Like Miller’s the Crucible, The Scarlet Letter takes place in Puritan Salem and has a tragic hero, but these are the only similarities between the two great works.

In Miller’s play, the tragic hero is John Proctor, a man whose pride causes the demise of many women, tried as witches. Had Proctor chosen to reveal his sin of lechery with Abigail Williams before the problem got out of hand, he would’ve saved several women from being hanged. But Proctor, instead chose to keep quiet about it until it was his own wife’s destiny at stake, and then it was too late.

In Hawthorne’s novel, The tragic hero is Dimmesdale, who wouldn’t admit to being the father of Pearl. But Dimmesdale’s silence, and that of Hester’s lead only to his own demise. Pearl went on to live a very productive life full of luxury, marrying nobility as well as inheriting riches of her own.

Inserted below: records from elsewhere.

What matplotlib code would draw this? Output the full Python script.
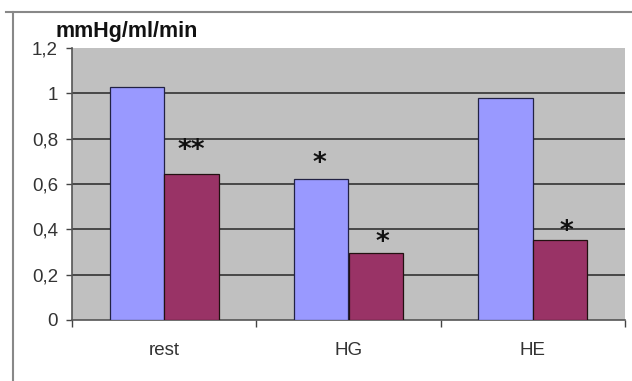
import numpy as np
import matplotlib
matplotlib.use("Agg")
import matplotlib.pyplot as plt
from matplotlib.lines import Line2D

categories = ["rest", "HG", "HE"]
series_a = [1.03, 0.62, 0.98]     # blue bars
series_b = [0.645, 0.296, 0.355]  # red bars
y_ticks = [0, 0.2, 0.4, 0.6, 0.8, 1.0, 1.2]
y_labels = ["0", "0,2", "0,4", "0,6", "0,8", "1", "1,2"]
unit = "mmHg/ml/min"

# significance marks: (category index, series, text, height)
marks = [(0, 1, "**", 0.745), (1, 0, "*", 0.69), (1, 1, "*", 0.34), (2, 1, "*", 0.39)]

plt.rcParams['font.family'] = ['Liberation Sans', 'DejaVu Sans']

fig = plt.figure(figsize=(6.32, 3.81), dpi=100)
ax = fig.add_axes([72/632, 1-320/381, 553/632, 272/381])
ax.set_facecolor("#c0c0c0")

x = np.arange(len(categories))
w = 0.296
ax.bar(x - w/2, series_a, w, color="#9999ff", edgecolor="#222244", linewidth=0.9, zorder=3)
ax.bar(x + w/2, series_b, w, color="#993366", edgecolor="#221111", linewidth=0.9, zorder=3)

for i, s, txt, h in marks:
    xs = x[i] + (w/2 if s == 1 else -w/2) + (0.035 if (s == 1 and i > 0) else -0.01 if s == 0 else 0)
    ax.text(xs, h, txt, ha="center", va="center", fontsize=19, fontweight="bold",
            family="DejaVu Sans", color="#111111", zorder=4)

ax.set_xlim(-0.5, 2.5)
ax.set_ylim(0, 1.2)
ax.set_yticks(y_ticks)
ax.set_yticklabels(y_labels, fontsize=13.5, color="#333333")
ax.tick_params(axis="y", length=4, width=1, color="#444444", pad=6)
ax.set_xticks(x)
ax.set_xticklabels(categories, fontsize=13.5, color="#333333")
ax.tick_params(axis="x", which="major", length=0, pad=16)
ax.set_xticks([-0.5, 0.5, 1.5, 2.5], minor=True)
ax.tick_params(axis="x", which="minor", length=5, width=1, color="#444444", direction="out")

for yv in y_ticks[1:-1]:
    ax.axhline(yv, color="#333333", linewidth=1.2, zorder=1)

for side in ["top", "right"]:
    ax.spines[side].set_visible(False)
ax.spines["left"].set_color("#555555")
ax.spines["bottom"].set_color("#555555")
ax.spines["left"].set_linewidth(1.2)
ax.spines["bottom"].set_linewidth(1.2)

fig.text(55/632, 1-32/381, unit, ha="left", va="center", fontsize=15.5, fontweight="bold", color="#111111")

# outer chart frame (partly cropped)
fig.add_artist(Line2D([6/632, 1], [1-12/381, 1-12/381], color="#888888", linewidth=1.5, transform=fig.transFigure))
fig.add_artist(Line2D([13/632, 13/632], [0, 1-12/381], color="#888888", linewidth=1.5, transform=fig.transFigure))

fig.savefig("out.png", dpi=100)
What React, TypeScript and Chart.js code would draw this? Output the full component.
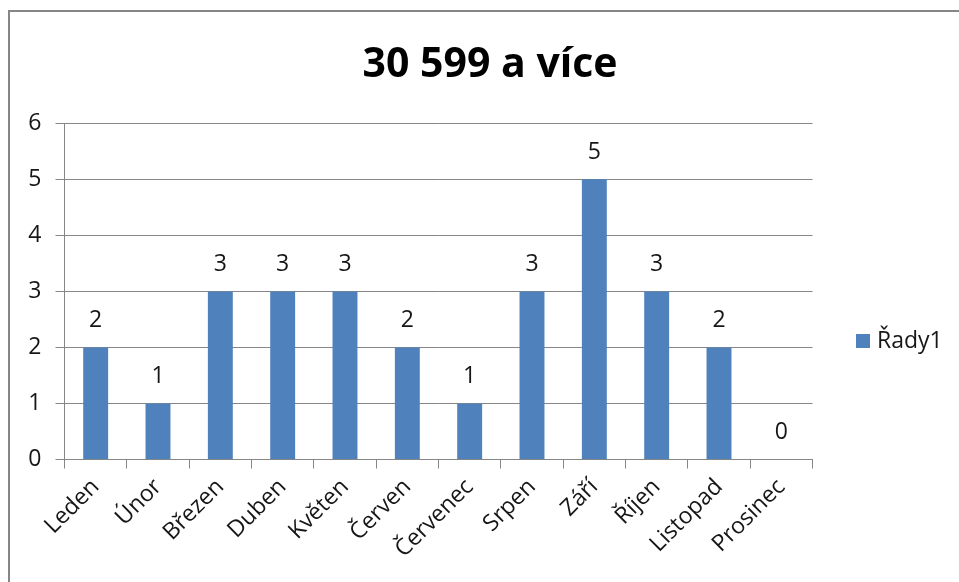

A person reading Miller’s play and Hawthorne’s novel one right after the other might be tempted to say that the two are similar but this is very much a debatable subject. Although in both works, forbidden love is absolutely central to the plot, the actual concrete similarities beyond that are few. If these two works could be associated, one could associate any two works with a dead guy at the end and love society won’t allow in the middle. For example, the musical West Side Story, The tragic hero is Tony, a young man who has hated Puerto Ricans his whole life, until Maria. They meet, fall in love and plan a life together all in two nights, but alas Tony’s forbidden love for Maria and his loyalty to his friend, Riff, is the cause of his own demise. What person would associate this story with The Scarlet Letter? The similarities between the two are just the same as those between The Crucible and The Scarlet Letter. Both West Side Story and The Scarlet Letter have a tragic hero, as well as a climactic ending where the reader (or the auditor) actually thinks things may go as planned. But, in the end the hero dies and the heroin is left alone. No one would ever think to associate a musical with such an icon in American Literature, and in turn, shouldn’t associate the Crucible with it either. To say they are so very similar due only to the setting is as juvenile as saying two people must be twins since they are wearing the same sweater.

Though both fine pieces, the Crucible and the Scarlet Letter are not comparable beyond a very vague look at the settings and plot skeletons of the two. One a drama, the other a romance novel. One written almost a century before the other. One might refrain from saying they are similar beyond a very basic level.